Quanta amarezza da una Chiesa che non sa prendersi cura delle persone LGBT
Lettera al direttore di Avvenire di Federica Firrincieli di Ragusa
Gent. le Direttore, sono la sorella di una persona omosessuale, ho ricevuto un’educazione cattolica autentica e non di facciata, ho frequentato vari gruppi dai Salesiani ai Francescani, facendo sempre volontariato, lectio divine ecc. e mettendomi in discussione.
Da adolescente, ai tempi della guerra nei Balcani, mi sono scontrata ferocemente coi sacerdoti, di solito prof di religione, che dicevano che le donne che avevano subito lo stupro etnico non dovessero abortire e che comunque le donne abortivano solo per potere andare a ballare.

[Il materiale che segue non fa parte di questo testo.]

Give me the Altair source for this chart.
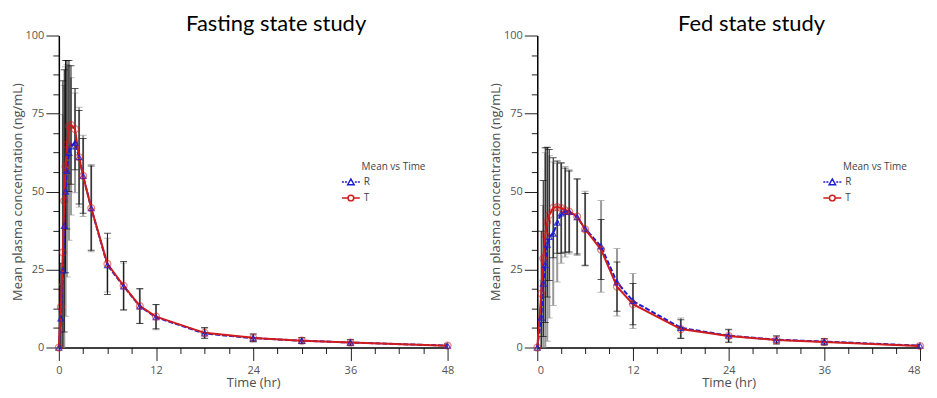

Perché bisogna fare distinguo e condannare? Perché è necessario far sentire sbagliate le persone LGBTI? Perché dovrebbero nascondere, reprimere, sacrificarsi? La vita non è una sola per tutti?
Che merito ho io di avere un orientamento sessuale non di minoranza o di sentirmi a mio agio nel mio sesso biologico? Perché sarei migliore di un altro o di un’altra?
Non sarebbe più intellettualmente onesto cercare di educare ad accettarsi come persone ad immagine di Dio, dotate di una sessualità che dovrebbe essere consapevole? Potrei continuare…
Amarezza e tristezza perché da sempre una Chiesa siffatta perde l’occasione concreta di migliorare le cose.